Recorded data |
* * * *
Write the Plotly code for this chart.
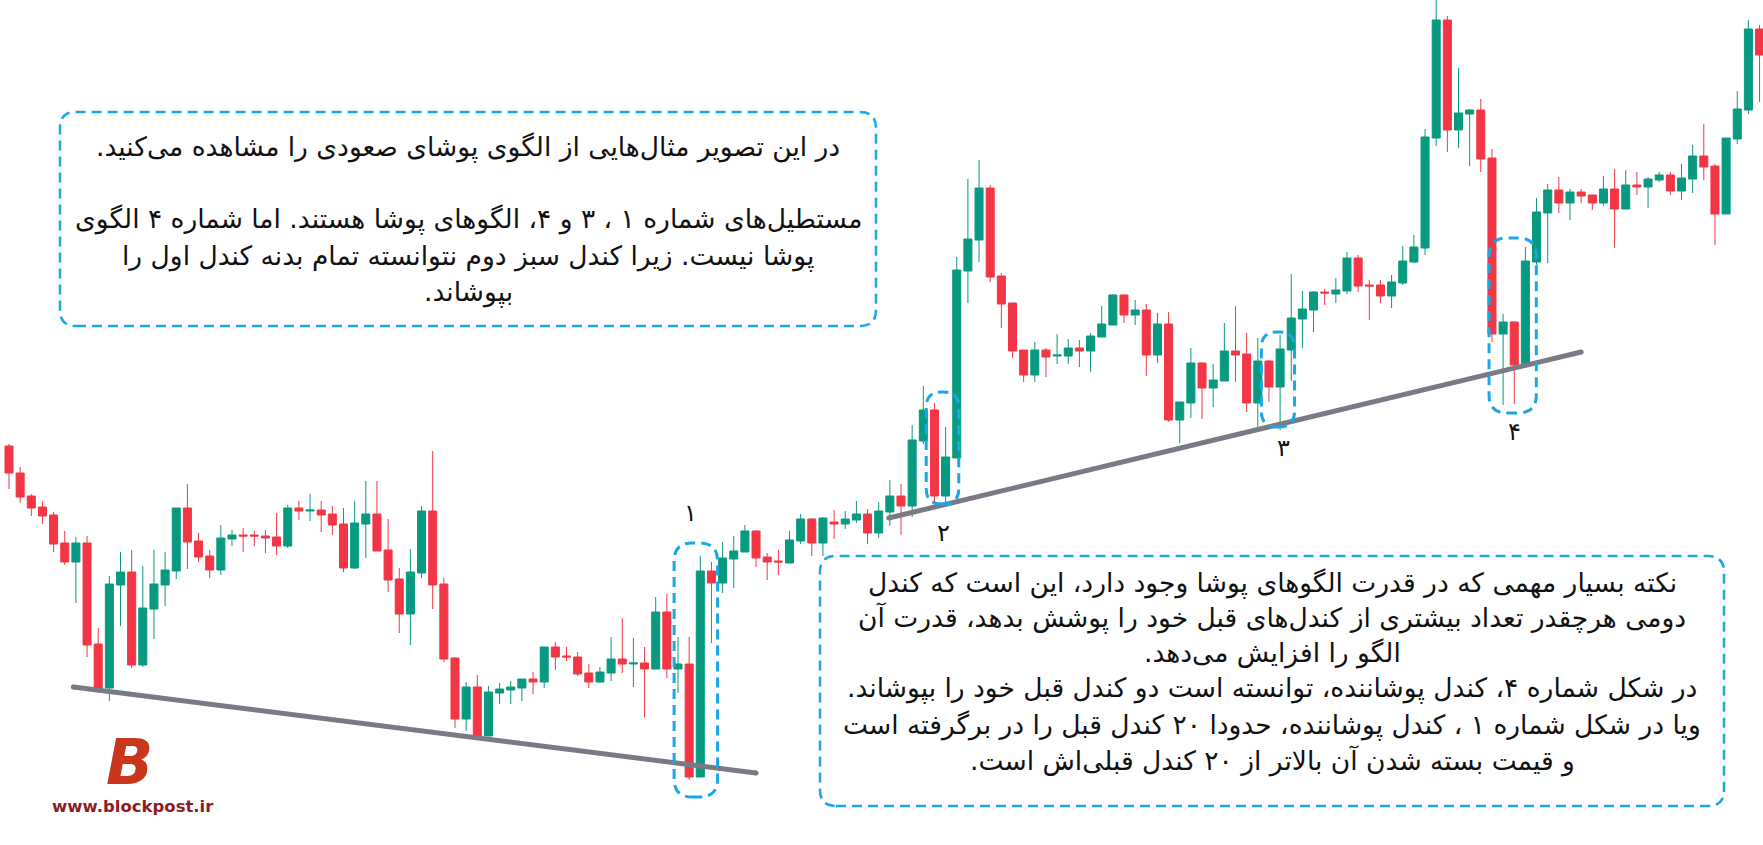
import plotly.graph_objects as go

# ---------------- data (price units) ----------------
opens = [399, 372, 349, 338, 330, 302, 283, 302, 201, 157, 260, 273, 180, 236, 260, 274, 337, 304, 289, 275,
         306, 310, 310, 309, 308, 299, 337, 334, 335, 331, 321, 277, 321, 331, 295, 266, 231, 272, 334, 261,
         187, 126, 158, 109, 152, 155, 157, 166, 163, 198, 189, 188, 172, 163, 172, 186, 181, 182, 176, 233,
         176, 181, 68, 274, 262, 286, 293, 314, 288, 284, 282, 304, 326, 302, 323, 321, 325, 331, 312, 333,
         349, 339, 404, 435, 349, 387, 574, 605, 657, 569, 542, 495, 470, 495, 489, 489, 497, 494, 508, 520,
         550, 530, 535, 490, 521, 425, 442, 482, 457, 464, 494, 491, 442, 484, 458, 495, 526, 535, 553, 551,
         554, 587, 560, 560, 549, 562, 583, 597, 707, 825, 715, 731, 735, 687, 511, 523, 480, 583, 632, 655,
         642, 653, 650, 642, 656, 636, 660, 658, 665, 670, 654, 666, 689, 679, 631, 706, 735, 816, 791]
highs = [401, 378, 351, 344, 333, 314, 308, 309, 217, 269, 293, 295, 279, 295, 293, 337, 361, 312, 295, 320,
         315, 317, 314, 315, 332, 340, 344, 351, 344, 339, 337, 344, 364, 364, 326, 277, 296, 339, 394, 267,
         188, 163, 170, 159, 162, 164, 166, 173, 198, 203, 198, 193, 181, 178, 208, 227, 207, 198, 248, 251,
         208, 208, 289, 283, 303, 309, 320, 315, 292, 295, 314, 331, 327, 328, 335, 334, 344, 336, 343, 365,
         361, 420, 459, 442, 418, 588, 666, 685, 660, 572, 542, 495, 503, 497, 511, 506, 505, 512, 539, 551,
         551, 545, 541, 532, 533, 443, 497, 483, 481, 522, 539, 512, 507, 485, 510, 571, 554, 554, 556, 567,
         593, 590, 565, 565, 570, 599, 610, 716, 850, 829, 777, 736, 746, 696, 531, 524, 598, 647, 661, 668,
         656, 656, 650, 669, 676, 675, 673, 668, 673, 673, 681, 700, 721, 681, 707, 754, 825, 820, 820]
lows = [356, 342, 329, 321, 293, 280, 242, 188, 152, 144, 219, 177, 178, 206, 239, 266, 276, 283, 267, 270,
        299, 293, 299, 292, 290, 297, 325, 324, 313, 310, 273, 276, 287, 294, 253, 212, 200, 267, 236, 183,
        117, 114, 107, 109, 141, 141, 144, 151, 157, 175, 184, 169, 157, 162, 164, 172, 158, 128, 176, 167,
        152, 65, 68, 202, 252, 257, 293, 278, 265, 270, 282, 301, 289, 289, 306, 316, 322, 301, 307, 319,
        310, 328, 401, 336, 341, 387, 542, 583, 563, 517, 487, 463, 463, 468, 481, 481, 478, 473, 508, 520,
        522, 520, 469, 482, 423, 402, 427, 426, 438, 464, 463, 433, 413, 443, 415, 464, 497, 513, 540, 542,
        551, 553, 525, 542, 537, 560, 582, 590, 699, 693, 697, 679, 673, 503, 440, 441, 480, 580, 582, 632,
        625, 642, 635, 639, 597, 636, 650, 637, 663, 650, 645, 652, 665, 600, 631, 701, 731, 743, 748]
closes = [372, 348, 337, 329, 301, 283, 302, 200, 157, 261, 273, 180, 237, 261, 275, 337, 303, 288, 275, 307,
          310, 309, 309, 307, 299, 337, 334, 335, 330, 320, 277, 322, 331, 294, 265, 231, 273, 334, 260, 186,
          126, 158, 109, 153, 156, 158, 166, 163, 198, 188, 188, 171, 163, 173, 186, 181, 182, 176, 233, 176,
          181, 68, 274, 262, 287, 294, 314, 287, 283, 283, 305, 326, 302, 327, 321, 326, 331, 312, 334, 349,
          339, 405, 435, 349, 388, 575, 606, 657, 568, 541, 494, 470, 495, 488, 490, 497, 494, 509, 521, 550,
          530, 535, 490, 521, 425, 443, 482, 457, 465, 494, 490, 442, 484, 458, 496, 527, 536, 553, 552, 555,
          587, 559, 559, 549, 563, 584, 598, 708, 825, 715, 732, 735, 686, 511, 523, 480, 584, 633, 655, 642,
          653, 649, 642, 656, 636, 660, 658, 666, 670, 654, 667, 689, 678, 631, 707, 736, 816, 790, 776]
candles = list(range(len(opens)))

pattern_labels = ["۱", "۲", "۳", "۴"]

box1_lines = [
    "در این تصویر مثال‌هایی از الگوی پوشای صعودی را مشاهده می‌کنید.",
    "مستطیل‌های شماره ۱ ، ۳ و ۴، الگوهای پوشا هستند. اما شماره ۴ الگوی",
    "پوشا نیست. زیرا کندل سبز دوم نتوانسته تمام بدنه کندل اول را",
    "بپوشاند.",
]
box2_lines = [
    "نکته بسیار مهمی که در قدرت الگوهای پوشا وجود دارد، این است که کندل",
    "دومی هرچقدر تعداد بیشتری از کندل‌های قبل خود را پوشش بدهد، قدرت آن",
    "الگو را افزایش می‌دهد.",
    "در شکل شماره ۴، کندل پوشاننده، توانسته است دو کندل قبل خود را بپوشاند.",
    "ویا در شکل شماره ۱ ، کندل پوشاننده، حدودا ۲۰ کندل قبل را در برگرفته است",
    "و قیمت بسته شدن آن بالاتر از ۲۰ کندل قبلی‌اش است.",
]

# ---------------- styling ----------------
W, H = 1763, 845
GREEN = "#089981"
RED = "#F23645"
GREY = "#787B86"
BLUE = "#1BA6E6"
FONT = "DejaVu Sans"
TEXT_SIZE = 26.5
X_PER_CANDLE = 11.15
X0_PX = 9.0
XR = [-X0_PX / X_PER_CANDLE, (W - X0_PX) / X_PER_CANDLE]

fig = go.Figure()
fig.add_trace(go.Candlestick(
    x=candles, open=opens, high=highs, low=lows, close=closes,
    increasing=dict(line=dict(color=GREEN, width=1), fillcolor=GREEN),
    decreasing=dict(line=dict(color=RED, width=1), fillcolor=RED),
    whiskerwidth=0, hoverinfo="skip", showlegend=False,
))

# support trend lines
trend_lines = [((5.77, 158), (67.0, 72)), ((78.9, 327), (141.0, 493))]
for (xa, ya), (xb, yb) in trend_lines:
    fig.add_trace(go.Scatter(x=[xa, xb], y=[ya, yb], mode="lines+markers",
                             line=dict(color=GREY, width=5),
                             marker=dict(color=GREY, size=5),
                             hoverinfo="skip", showlegend=False))


def rrect(x0, x1, y0, y1, rx, ry):
    return (f"M {x0 + rx},{y0} L {x1 - rx},{y0} Q {x1},{y0} {x1},{y0 + ry} "
            f"L {x1},{y1 - ry} Q {x1},{y1} {x1 - rx},{y1} L {x0 + rx},{y1} "
            f"Q {x0},{y1} {x0},{y1 - ry} L {x0},{y0 + ry} Q {x0},{y0} {x0 + rx},{y0} Z")


shapes = []
# dashed pattern boxes (data coordinates: candle index / price)
pattern_boxes = [(59.65, 63.55, 48, 302), (82.26, 85.18, 341, 453),
                 (112.32, 115.29, 418, 513), (132.74, 136.98, 432, 607)]
for x0, x1, y0, y1 in pattern_boxes:
    r_px = min(18, (x1 - x0) * X_PER_CANDLE / 2 - 1)
    shapes.append(dict(type="path", xref="x", yref="y",
                       path=rrect(x0, x1, y0, y1, r_px / X_PER_CANDLE, r_px),
                       line=dict(color=BLUE, width=3, dash="10px,6px"),
                       fillcolor="rgba(0,0,0,0)", layer="above"))


def px(x):
    return x / W


def py(y):
    return 1 - y / H


# text boxes (paper coordinates from pixel positions)
for (l, r, t, b) in [(60, 876, 112, 326), (820, 1724, 556, 806)]:
    rx, ry = 16 / W, 16 / H
    shapes.append(dict(type="path", xref="paper", yref="paper",
                       path=rrect(px(l), px(r), py(b), py(t), rx, ry),
                       line=dict(color=BLUE, width=2.5, dash="10px,6px"),
                       fillcolor="rgba(0,0,0,0)", layer="above"))

annotations = []
for txt, ypix in zip(box1_lines, [147, 219, 256, 292]):
    annotations.append(dict(x=px(468), y=py(ypix), xref="paper", yref="paper",
                            text=txt + "\u200f", showarrow=False, xanchor="center", yanchor="middle",
                            font=dict(family=FONT, size=TEXT_SIZE, color="#111111")))
for txt, ypix in zip(box2_lines, [583, 618, 653, 688, 725, 761]):
    annotations.append(dict(x=px(1272), y=py(ypix), xref="paper", yref="paper",
                            text=txt + "\u200f", showarrow=False, xanchor="center", yanchor="middle",
                            font=dict(family=FONT, size=TEXT_SIZE, color="#111111")))

label_pos = [(61.1, 332), (83.8, 312), (114.3, 397), (135.0, 413)]
for lab, (lx, ly) in zip(pattern_labels, label_pos):
    annotations.append(dict(x=lx, y=ly, xref="x", yref="y", text=lab, showarrow=False,
                            xanchor="center", yanchor="middle",
                            font=dict(family=FONT, size=24, color="#111111")))

# logo
annotations.append(dict(x=px(129), y=py(762), xref="paper", yref="paper", text="<b><i>B</i></b>",
                        showarrow=False, xanchor="center", yanchor="middle",
                        font=dict(family=FONT, size=62, color="#C8361C")))
annotations.append(dict(x=px(133), y=py(806), xref="paper", yref="paper", text="<b>www.blockpost.ir</b>",
                        showarrow=False, xanchor="center", yanchor="middle",
                        font=dict(family=FONT, size=16.5, color="#8E1B1F")))

fig.update_layout(
    width=W, height=H, margin=dict(l=0, r=0, t=0, b=0),
    paper_bgcolor="white", plot_bgcolor="white",
    xaxis=dict(visible=False, range=XR, rangeslider=dict(visible=False), fixedrange=True),
    yaxis=dict(visible=False, range=[0, H], fixedrange=True),
    boxgap=0.28, boxgroupgap=0,
    shapes=shapes, annotations=annotations, showlegend=False,
)

fig.write_html("out.html")
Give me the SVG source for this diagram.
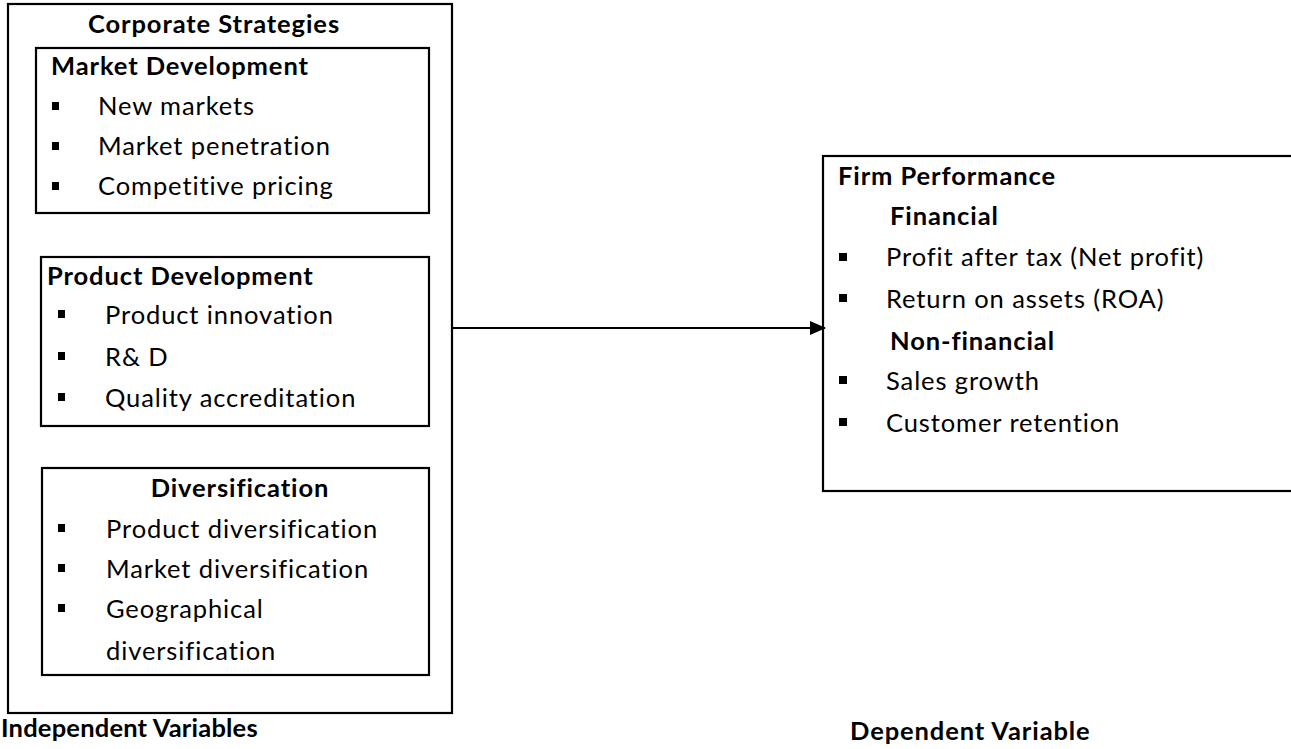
<svg xmlns="http://www.w3.org/2000/svg" width="1291" height="749" viewBox="0 0 1291 749">
<defs>
<style>
text{font-family:Lato,"Liberation Sans",sans-serif;font-size:25.5px;letter-spacing:0.9px;font-variant-ligatures:none;fill:#000}
.b{font-weight:bold}
.box{fill:none;stroke:#000;stroke-width:2.2}
.bul{fill:#000}
.conn{stroke:#000;stroke-width:2.2;fill:none}
</style>
<marker id="ah" markerWidth="16" markerHeight="14" refX="15" refY="7" orient="auto" markerUnits="userSpaceOnUse">
<path d="M0,0 L16,7 L0,14 Z" fill="#000"/>
</marker>
</defs>
<rect width="1291" height="749" fill="#fff"/>
<g id="corporate-strategies">
<rect class="box" x="8" y="4" width="444" height="709"/>
<text class="b" x="214" y="33" text-anchor="middle">Corporate Strategies</text>
</g>
<g id="market-development">
<rect class="box" x="36" y="48" width="393" height="165"/>
<text class="b" x="51" y="75">Market Development</text>
<rect class="bul" x="52" y="102" width="7" height="8"/>
<text x="98" y="115">New markets</text>
<rect class="bul" x="52" y="142" width="7" height="8"/>
<text x="98" y="155">Market penetration</text>
<rect class="bul" x="52" y="182" width="7" height="8"/>
<text x="98" y="195">Competitive pricing</text>
</g>
<g id="product-development">
<rect class="box" x="41" y="257" width="388" height="169"/>
<text class="b" x="47" y="285">Product Development</text>
<rect class="bul" x="58" y="310" width="7" height="8"/>
<text x="105" y="324">Product innovation</text>
<rect class="bul" x="58" y="352" width="7" height="8"/>
<text x="105" y="366">R&amp; D</text>
<rect class="bul" x="58" y="393" width="7" height="8"/>
<text x="105" y="407">Quality accreditation</text>
</g>
<g id="diversification">
<rect class="box" x="42" y="468" width="387" height="207"/>
<text class="b" x="240" y="497" text-anchor="middle">Diversification</text>
<rect class="bul" x="58" y="524" width="7" height="8"/>
<text x="106" y="538">Product diversification</text>
<rect class="bul" x="58" y="564" width="7" height="8"/>
<text x="106" y="578">Market diversification</text>
<rect class="bul" x="58" y="604" width="7" height="8"/>
<text x="106" y="618">Geographical</text>
<text x="106" y="660">diversification</text>
</g>
<g id="firm-performance">
<rect class="box" x="823" y="156" width="520" height="335"/>
<text class="b" x="838" y="185">Firm Performance</text>
<text class="b" x="890" y="225">Financial</text>
<rect class="bul" x="839" y="253" width="8" height="8"/>
<text x="886" y="266">Profit after tax (Net profit)</text>
<rect class="bul" x="839" y="294" width="8" height="8"/>
<text x="886" y="308">Return on assets (ROA)</text>
<text class="b" x="890" y="350">Non-financial</text>
<rect class="bul" x="839" y="376" width="8" height="8"/>
<text x="886" y="390">Sales growth</text>
<rect class="bul" x="839" y="418" width="8" height="8"/>
<text x="886" y="432">Customer retention</text>
</g>
<g id="labels">
<text class="b" x="1" y="737" style="letter-spacing:0.2px">Independent Variables</text>
<text class="b" x="850" y="740">Dependent Variable</text>
</g>
<g id="connectors">
<line class="conn" x1="451" y1="328" x2="825" y2="328" marker-end="url(#ah)"/>
</g>
</svg>
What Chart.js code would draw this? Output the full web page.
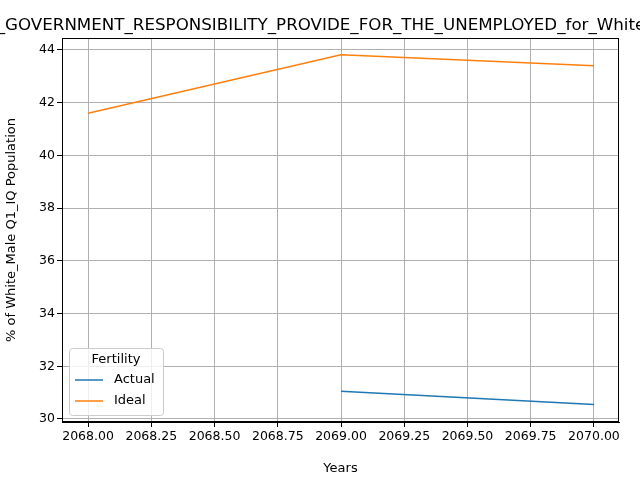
<!DOCTYPE html>
<html>
<head>
<script src="https://cdn.jsdelivr.net/npm/chart.js@4"></script>
<style>body{margin:0}#c{width:640px;height:480px}</style>
</head>
<body>
<div id="c"><canvas id="chart" width="640" height="480"></canvas></div>
<script>
// values
var years_actual=[2069,2070];
var actual=[31.05,30.55];
var years_ideal=[2068,2069,2070];
var ideal=[41.6,43.82,43.4];
var x_ticks=[2068,2068.25,2068.5,2068.75,2069,2069.25,2069.5,2069.75,2070];
var y_ticks=[30,32,34,36,38,40,42,44];
var titleText="Opinion_GOVERNMENT_RESPONSIBILITY_PROVIDE_FOR_THE_UNEMPLOYED_for_White_Male Q1_IQ";
var font="DejaVu Sans";

function pts(xs,ys){
    var out=[];
    for(var i=0;i<xs.length;i++){ out.push({x:xs[i],y:ys[i]}); }
    return out;
}

var titlePlugin={
    id:"mplTitle",
    afterDraw:function(chart){
        var ctx=chart.ctx;
        var a=chart.chartArea;
        ctx.save();
        // full box like matplotlib
        ctx.strokeStyle="#000";
        ctx.lineWidth=1;
        ctx.strokeRect(a.left+0.5,a.top+0.5,a.right-a.left-1,a.bottom-a.top-1);
        ctx.font="16.7px '"+font+"'";
        ctx.fillStyle="#000";
        ctx.textAlign="center";
        ctx.textBaseline="alphabetic";
        ctx.fillText(titleText,(a.left+a.right)/2,a.top-8);
        ctx.restore();
    }
};

var legendPlugin={
    id:"mplLegend",
    afterDraw:function(chart){
        var ctx=chart.ctx;
        var a=chart.chartArea;
        var x=a.left+7, y=a.bottom-7-67, w=94, h=67;
        ctx.save();
        ctx.fillStyle="rgba(255,255,255,0.8)";
        ctx.strokeStyle="#cccccc";
        ctx.lineWidth=1;
        ctx.beginPath();
        ctx.roundRect(x+0.5,y+0.5,w,h,3);
        ctx.fill();ctx.stroke();
        ctx.fillStyle="#000";
        ctx.font="13px '"+font+"'";
        ctx.textAlign="center";
        ctx.textBaseline="middle";
        ctx.fillText("Fertility",x+w/2,y+12);
        ctx.textAlign="left";
        chart.data.datasets.forEach(function(ds,i){
            var ly=y+32+i*21;
            ctx.strokeStyle=ds.borderColor;
            ctx.lineWidth=1.5;
            ctx.beginPath();ctx.moveTo(x+6,ly);ctx.lineTo(x+34,ly);ctx.stroke();
            ctx.fillText(ds.label,x+45,ly);
        });
        ctx.restore();
    }
};

function fixedTicks(list){
    return function(scale){
        scale.ticks=list.map(function(v){return {value:v};});
    };
}

new Chart(document.getElementById("chart").getContext("2d"),{
    type:"line",
    data:{
        datasets:[
            {label:"Actual",data:pts(years_actual,actual),borderColor:"#1f77b4",backgroundColor:"#1f77b4",borderWidth:1.5,pointRadius:0,tension:0},
            {label:"Ideal",data:pts(years_ideal,ideal),borderColor:"#ff7f0e",backgroundColor:"#ff7f0e",borderWidth:1.5,pointRadius:0,tension:0}
        ]
    },
    options:{
        responsive:false,
        animation:false,
        layout:{padding:{top:38,right:21,left:0,bottom:0}},
        plugins:{legend:{display:false},title:{display:false},tooltip:{enabled:false}},
        scales:{
            x:{
                type:"linear",min:2067.897,max:2070.099,
                ticks:{color:"#000",font:{family:font,size:12.5},maxRotation:0,autoSkip:false,padding:2,
                    callback:function(v){return v.toFixed(2);}},
                afterBuildTicks:fixedTicks(x_ticks),
                grid:{color:"#b0b0b0",tickColor:"#000",tickLength:5},
                border:{color:"#000"},
                title:{display:true,text:"Years",color:"#000",font:{family:font,size:13},padding:{top:4}},
                afterFit:function(s){s.height=58;}
            },
            y:{
                min:29.886,max:44.455,
                ticks:{color:"#000",font:{family:font,size:12.5},autoSkip:false,padding:2,
                    callback:function(v){return v.toFixed(0);}},
                afterBuildTicks:fixedTicks(y_ticks),
                grid:{color:"#b0b0b0",tickColor:"#000",tickLength:5},
                border:{color:"#000"},
                title:{display:true,text:"% of White_Male Q1_IQ Population",color:"#000",font:{family:font,size:13},padding:{bottom:2}},
                afterFit:function(s){s.width=62;}
            }
        }
    },
    plugins:[titlePlugin,legendPlugin]
});
</script>
</body>
</html>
* * * *
EXERCISE OBJECTIVE | Filter the data for the string "code" and copy every line that has it.

SOLUTION TO THIS EXERCISE |
Write the Plotly code for this chart.
What Chart.js code would draw this? Output the full web page.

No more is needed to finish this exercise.